Q: And, now, Professor, supposing that one could decide whether a case of insanity was incurable or not, do you consider a unanimous affirmative answer to this question by a number of medical specialists independent of each other, do you consider this adequate to present the factor of human error? Did you understand my question?
A: May I consider it for a moment? Maybe you could repeat the last part of your sentence.
Q: The last part was, whether you consider such a combination of several medical specialists, psychiatrists or some other field, completely independent of each other, who answer this question of incurability in the affirmative, do you consider this an adequate basis for declaring this patient incurable?
A: As a philosopher I would still have my doubts then.
Q: And as a doctor?
A: I would go by the fact but I would not draw and consequences from that which go over the limits of the Oath of Hippocrates.
Q: In his philosophical answer -- I gather that theoretically you answered my question in the affirmative although practically you would not participated in such an undertaking?
A: Yes.
Q: My last question. May I conclude that there are cases of insanity where release from the sufferings is desirable from the human point of view and in which the physician alone is in a position to bring about this release?
A: That is not a medical question; it is a theological question.
Q: I asked you this question because you were just speaking from the philosophical point of view and I assumed that on the basis of your rich experience which you have demonstrated today, you are competent to judge this question in the field of philosophical and theological questions. That is why I asked the question. Would you please answer it?
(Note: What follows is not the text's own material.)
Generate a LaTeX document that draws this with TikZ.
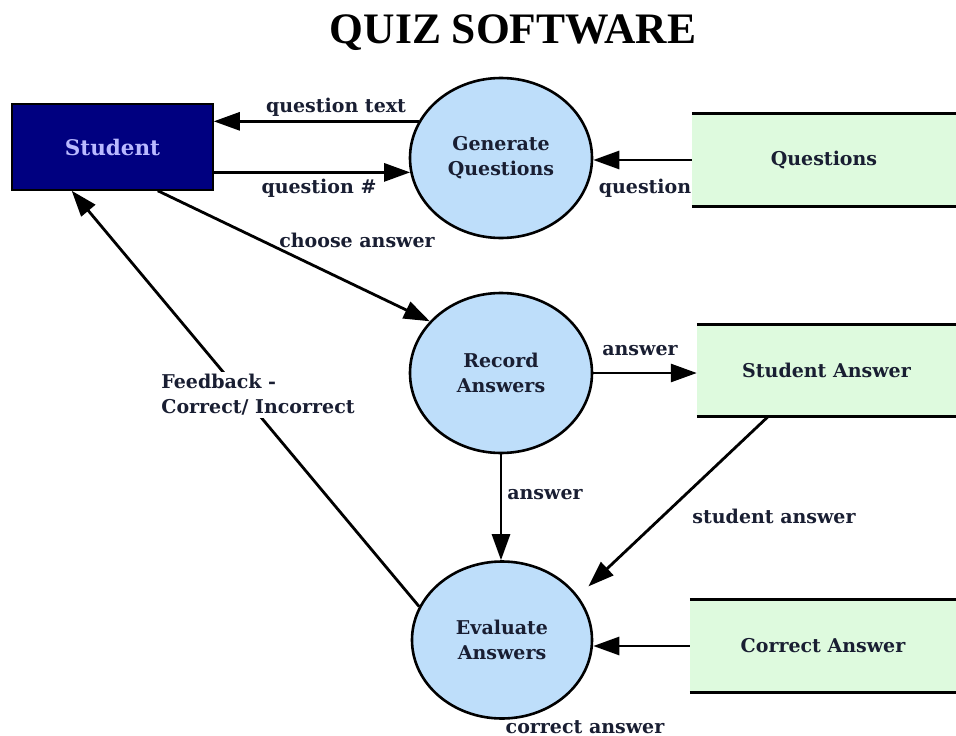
\documentclass[tikz,border=0pt]{standalone}
\usepackage{fontspec}
\setmainfont{DejaVu Serif}
\newfontfamily\titlefont{Liberation Serif}
\usetikzlibrary{shapes.geometric,arrows.meta,calc}
\definecolor{navybox}{RGB}{0,0,128}
\definecolor{procfill}{RGB}{190,222,250}
\definecolor{storefill}{RGB}{222,250,222}
\definecolor{lav}{RGB}{185,185,255}
\definecolor{ink}{RGB}{25,30,50}
\begin{document}
\begin{tikzpicture}[x=1pt,y=-1pt,
  lbl/.style={font=\bfseries\fontsize{19}{25}\selectfont, text=ink, inner sep=1pt},
  procnode/.style={ellipse, draw=black, line width=2.6pt, fill=procfill, minimum width=182pt, minimum height=160pt, align=center, font=\bfseries\fontsize{19}{25}\selectfont, text=ink, inner sep=0pt},
  storenode/.style={rectangle, fill=storefill, inner sep=0pt, font=\bfseries\fontsize{19}{25}\selectfont, text=ink},
  storeline/.style={draw=black, line width=2.8pt},
  flow/.style={draw=black, line width=2.8pt, -{Triangle[length=26pt,width=18pt]}}
]
\useasboundingbox (0,0) rectangle (956,736);
\fill[white] (0,0) rectangle (956,736);

\node[font=\titlefont\bfseries\fontsize{43.5}{46}\selectfont] (title) at (513,33) {QUIZ SOFTWARE};

\node[rectangle, draw=black, line width=1.5pt, fill=navybox, minimum width=201pt, minimum height=86pt, text=lav, font=\bfseries\fontsize{21.5}{25}\selectfont] (stu) at (112.5,147) {Student};

\node[procnode] (gen) at (501,158) {Generate\\Questions};
\node[procnode] (rec) at (501,373) {Record\\Answers};
\node[procnode, minimum height=157pt, minimum width=180pt] (eva) at (502,640) {Evaluate\\Answers};

\node[storenode, minimum width=264pt, minimum height=92pt] (qs) at (824,160) {Questions};
\node[storenode, minimum width=259pt, minimum height=91pt] (sa) at (826.5,370.5) {Student Answer};
\node[storenode, minimum width=266pt, minimum height=92pt] (ca) at (823,646) {Correct Answer};
\foreach \s in {qs,sa,ca}{
  \draw[storeline] (\s.north west) -- (\s.north east);
  \draw[storeline] (\s.south west) -- (\s.south east);
}

% flows
\draw[flow] (gen.156) -- (gen.156 -| stu.east);
\draw[flow] (stu.east |- gen.189) -- (gen.189);
\draw[flow] (qs.west) -- (qs.west -| gen.east);
\draw[flow] (stu.-44) -- (rec.144);
\draw[flow] (rec.east) -- (rec.east -| sa.west);
\draw[flow] (rec.south) -- (rec.south |- eva.north);
\coordinate (saout) at ($(sa.south)+(-58,0)$);
\draw[flow, shorten >=14pt] (saout) -- (eva.30);
\draw[flow] (ca.west) -- (ca.west -| eva.east);
\draw[flow] (eva.158) -- (stu.227);

% labels
\node[lbl] (l1) at (336,107) {question text};
\node[lbl] (l2) at (319,188) {question \#};
\node[lbl] (l3) at (645,188) {question};
\node[lbl] (l4) at (357,240) {choose answer};
\node[lbl] (l5) at (640,351) {answer};
\node[lbl] (l6) at (545,495) {answer};
\node[lbl] (l7) at (774,516) {student answer};
\node[lbl] (l8) at (585,727) {correct answer};
\node[lbl, fill=white, align=left, inner sep=2pt] (l9) at (258,395) {Feedback -\\Correct/ Incorrect};
\end{tikzpicture}
\end{document}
A: I believe that the concept of release has to be discussed in further detail. Release is not only release from suffering and finally I must point out that I think it is a very questionable symptom of a modern human being when he can do nothing with human suffering but make the attempt to do away with this suffering. Herein, I think, is one of the most dangerous moments of the physicians of this time. The suffering up to the Nineteenth Century in the Western countries and in the entire cultivated world has had another meaning but only the meaning that is to be eliminated.
Q: And what about the therapy of hopeless cases?
A: I don't quite understand your question.
Q: What do you think of hopeless therapy? If you are of the opinion that the therapy is hopeless, then what is to be done with the patients?
A: As long as a human being breaths, I as a physician would still try, even considering the most hopeless therapy when according to my practical experience I have to assume that it would be useless.
DR. FROESCHMANN: I have no further questions. Mr. President, may I answer a question of the Judge concerning the film "I Accuse"?
THE PRESIDENT: You may answer the question.
DR. FROESCHMANN: In Germany no film could be shown to the public without the approval of the Propaganda Ministry. Therefore, if the film "I Accuse', if the witness knows about this film, even by hearsay, then one can assume with certainty that this film had the approval of the Propaganda Ministry.
THE PRESIDENT: Are there any further questions of this witness on recross examination by defense counsel? Very well, the witness will be excused and the Court will recess until nine thirty tomorrow morning.
(The Tribunal adjourned until 28 January 1947, at 0930 hours.)